> WORK TO DO: Without the pictures, print the lines running from the beginning of the material to the line containing "const fmt = (v: number)", both ends included.

> THE INPUT:
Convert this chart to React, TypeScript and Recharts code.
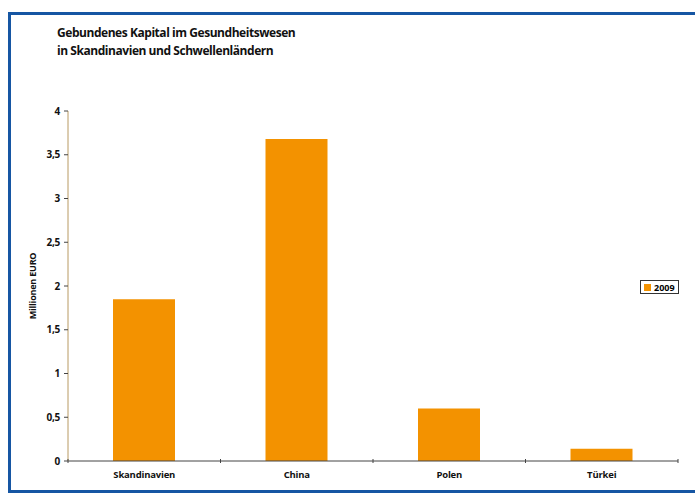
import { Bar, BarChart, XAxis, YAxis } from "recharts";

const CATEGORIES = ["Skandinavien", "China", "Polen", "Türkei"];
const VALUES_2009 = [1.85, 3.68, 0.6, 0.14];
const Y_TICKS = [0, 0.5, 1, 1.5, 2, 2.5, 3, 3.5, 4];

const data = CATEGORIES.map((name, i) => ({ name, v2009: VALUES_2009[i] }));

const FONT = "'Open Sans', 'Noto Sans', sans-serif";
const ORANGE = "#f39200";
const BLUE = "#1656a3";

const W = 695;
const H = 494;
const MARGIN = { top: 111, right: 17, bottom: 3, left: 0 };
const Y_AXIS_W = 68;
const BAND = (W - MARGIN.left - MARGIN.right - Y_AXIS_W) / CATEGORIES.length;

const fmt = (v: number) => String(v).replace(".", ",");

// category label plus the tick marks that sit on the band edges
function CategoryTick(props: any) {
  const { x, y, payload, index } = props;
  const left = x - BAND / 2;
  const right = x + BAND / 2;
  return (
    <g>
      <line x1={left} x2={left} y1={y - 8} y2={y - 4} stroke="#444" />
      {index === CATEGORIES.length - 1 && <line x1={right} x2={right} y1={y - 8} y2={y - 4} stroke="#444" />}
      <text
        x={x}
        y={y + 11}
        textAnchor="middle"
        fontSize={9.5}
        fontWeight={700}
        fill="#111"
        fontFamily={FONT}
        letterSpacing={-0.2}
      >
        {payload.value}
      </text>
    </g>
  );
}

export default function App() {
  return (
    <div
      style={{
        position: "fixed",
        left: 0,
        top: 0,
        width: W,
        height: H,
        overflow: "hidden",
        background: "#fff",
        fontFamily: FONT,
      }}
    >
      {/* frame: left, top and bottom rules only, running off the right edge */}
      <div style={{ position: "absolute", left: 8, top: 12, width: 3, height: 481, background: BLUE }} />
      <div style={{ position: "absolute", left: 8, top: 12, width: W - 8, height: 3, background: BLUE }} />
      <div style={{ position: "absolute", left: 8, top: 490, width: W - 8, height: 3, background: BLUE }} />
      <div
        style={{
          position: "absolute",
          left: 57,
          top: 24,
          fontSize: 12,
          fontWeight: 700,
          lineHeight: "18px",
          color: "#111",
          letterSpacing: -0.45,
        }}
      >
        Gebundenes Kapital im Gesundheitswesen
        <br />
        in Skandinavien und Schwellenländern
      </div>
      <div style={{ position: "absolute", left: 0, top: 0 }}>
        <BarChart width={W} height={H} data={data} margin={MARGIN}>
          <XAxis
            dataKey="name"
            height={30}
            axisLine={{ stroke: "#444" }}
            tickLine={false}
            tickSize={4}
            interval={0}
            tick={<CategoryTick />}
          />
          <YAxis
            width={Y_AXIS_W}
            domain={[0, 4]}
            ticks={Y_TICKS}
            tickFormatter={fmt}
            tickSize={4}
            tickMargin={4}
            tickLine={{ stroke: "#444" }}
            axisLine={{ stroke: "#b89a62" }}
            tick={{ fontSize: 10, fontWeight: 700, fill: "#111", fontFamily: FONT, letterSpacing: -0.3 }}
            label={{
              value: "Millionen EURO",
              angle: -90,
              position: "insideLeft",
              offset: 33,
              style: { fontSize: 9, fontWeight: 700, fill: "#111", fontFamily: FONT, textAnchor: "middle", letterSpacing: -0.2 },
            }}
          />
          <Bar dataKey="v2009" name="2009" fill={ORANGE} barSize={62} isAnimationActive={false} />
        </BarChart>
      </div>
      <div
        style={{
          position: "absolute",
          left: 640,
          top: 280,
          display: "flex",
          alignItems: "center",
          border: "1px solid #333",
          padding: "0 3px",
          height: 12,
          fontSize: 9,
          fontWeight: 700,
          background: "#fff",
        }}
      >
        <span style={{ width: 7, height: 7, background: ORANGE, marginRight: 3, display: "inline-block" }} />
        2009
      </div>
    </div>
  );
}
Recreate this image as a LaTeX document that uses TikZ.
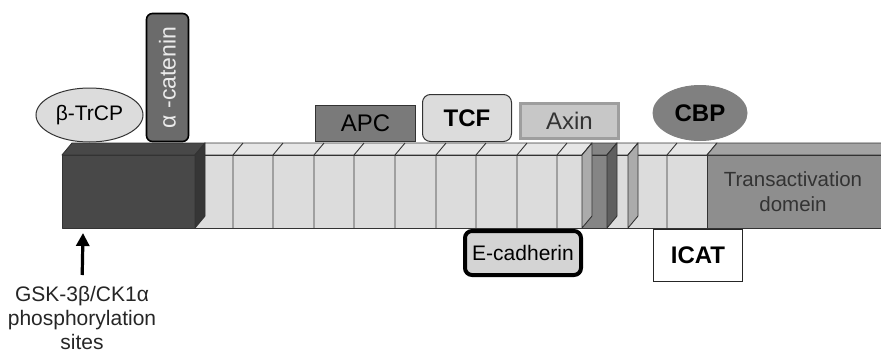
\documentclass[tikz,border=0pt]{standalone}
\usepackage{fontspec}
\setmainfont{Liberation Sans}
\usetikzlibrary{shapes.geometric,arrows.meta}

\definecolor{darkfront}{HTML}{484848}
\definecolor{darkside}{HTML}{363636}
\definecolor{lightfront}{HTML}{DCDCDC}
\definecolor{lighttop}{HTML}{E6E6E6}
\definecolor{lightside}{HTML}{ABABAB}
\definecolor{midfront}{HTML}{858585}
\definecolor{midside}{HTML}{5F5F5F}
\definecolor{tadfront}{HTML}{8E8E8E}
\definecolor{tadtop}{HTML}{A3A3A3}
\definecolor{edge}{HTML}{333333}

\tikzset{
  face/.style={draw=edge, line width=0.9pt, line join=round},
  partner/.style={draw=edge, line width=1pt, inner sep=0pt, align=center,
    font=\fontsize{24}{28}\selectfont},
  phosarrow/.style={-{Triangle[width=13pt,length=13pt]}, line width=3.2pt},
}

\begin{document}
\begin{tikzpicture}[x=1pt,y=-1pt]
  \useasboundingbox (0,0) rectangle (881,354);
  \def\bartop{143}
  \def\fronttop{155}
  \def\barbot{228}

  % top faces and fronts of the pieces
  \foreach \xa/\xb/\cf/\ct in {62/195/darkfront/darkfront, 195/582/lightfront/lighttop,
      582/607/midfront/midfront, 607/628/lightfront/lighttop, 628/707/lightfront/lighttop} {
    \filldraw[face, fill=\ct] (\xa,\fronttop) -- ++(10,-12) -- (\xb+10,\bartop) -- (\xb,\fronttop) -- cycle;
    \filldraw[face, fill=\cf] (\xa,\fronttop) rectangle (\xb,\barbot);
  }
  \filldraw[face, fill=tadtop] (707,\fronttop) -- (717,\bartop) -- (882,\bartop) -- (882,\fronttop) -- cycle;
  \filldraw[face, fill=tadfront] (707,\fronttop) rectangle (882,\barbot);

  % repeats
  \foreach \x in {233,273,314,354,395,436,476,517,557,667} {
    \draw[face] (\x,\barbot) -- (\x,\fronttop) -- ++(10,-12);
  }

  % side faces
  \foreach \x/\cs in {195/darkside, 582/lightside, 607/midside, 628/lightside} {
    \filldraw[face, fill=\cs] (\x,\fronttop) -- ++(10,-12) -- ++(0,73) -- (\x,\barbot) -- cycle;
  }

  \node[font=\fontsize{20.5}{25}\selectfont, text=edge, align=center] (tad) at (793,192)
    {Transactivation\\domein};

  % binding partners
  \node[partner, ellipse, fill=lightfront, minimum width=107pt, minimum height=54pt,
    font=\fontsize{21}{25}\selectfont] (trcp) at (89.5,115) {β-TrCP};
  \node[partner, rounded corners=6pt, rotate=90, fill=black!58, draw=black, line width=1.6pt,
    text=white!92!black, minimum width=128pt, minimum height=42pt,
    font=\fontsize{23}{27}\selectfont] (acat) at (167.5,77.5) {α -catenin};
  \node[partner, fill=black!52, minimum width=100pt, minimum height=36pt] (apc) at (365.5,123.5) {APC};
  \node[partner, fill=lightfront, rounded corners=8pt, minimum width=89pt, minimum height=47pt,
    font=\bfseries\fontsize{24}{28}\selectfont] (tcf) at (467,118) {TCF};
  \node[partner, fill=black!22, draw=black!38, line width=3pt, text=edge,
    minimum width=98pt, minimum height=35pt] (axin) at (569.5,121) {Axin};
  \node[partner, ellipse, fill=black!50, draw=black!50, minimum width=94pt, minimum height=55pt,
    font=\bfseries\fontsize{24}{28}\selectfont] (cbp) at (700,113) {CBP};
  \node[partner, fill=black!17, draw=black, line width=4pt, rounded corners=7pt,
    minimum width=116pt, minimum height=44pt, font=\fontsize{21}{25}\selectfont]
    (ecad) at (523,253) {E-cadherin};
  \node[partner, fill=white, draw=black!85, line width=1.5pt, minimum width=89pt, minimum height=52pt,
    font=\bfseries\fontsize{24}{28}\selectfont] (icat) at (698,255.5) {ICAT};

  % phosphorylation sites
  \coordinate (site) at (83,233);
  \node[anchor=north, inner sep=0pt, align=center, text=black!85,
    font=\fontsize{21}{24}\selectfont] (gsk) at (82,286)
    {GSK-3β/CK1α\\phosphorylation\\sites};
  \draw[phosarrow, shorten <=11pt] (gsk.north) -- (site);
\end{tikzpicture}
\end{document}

> OUTPUT OF THE EXERCISE:
Convert this chart to React, TypeScript and Recharts code.
import { Bar, BarChart, XAxis, YAxis } from "recharts";

const CATEGORIES = ["Skandinavien", "China", "Polen", "Türkei"];
const VALUES_2009 = [1.85, 3.68, 0.6, 0.14];
const Y_TICKS = [0, 0.5, 1, 1.5, 2, 2.5, 3, 3.5, 4];

const data = CATEGORIES.map((name, i) => ({ name, v2009: VALUES_2009[i] }));

const FONT = "'Open Sans', 'Noto Sans', sans-serif";
const ORANGE = "#f39200";
const BLUE = "#1656a3";

const W = 695;
const H = 494;
const MARGIN = { top: 111, right: 17, bottom: 3, left: 0 };
const Y_AXIS_W = 68;
const BAND = (W - MARGIN.left - MARGIN.right - Y_AXIS_W) / CATEGORIES.length;

const fmt = (v: number) => String(v).replace(".", ",");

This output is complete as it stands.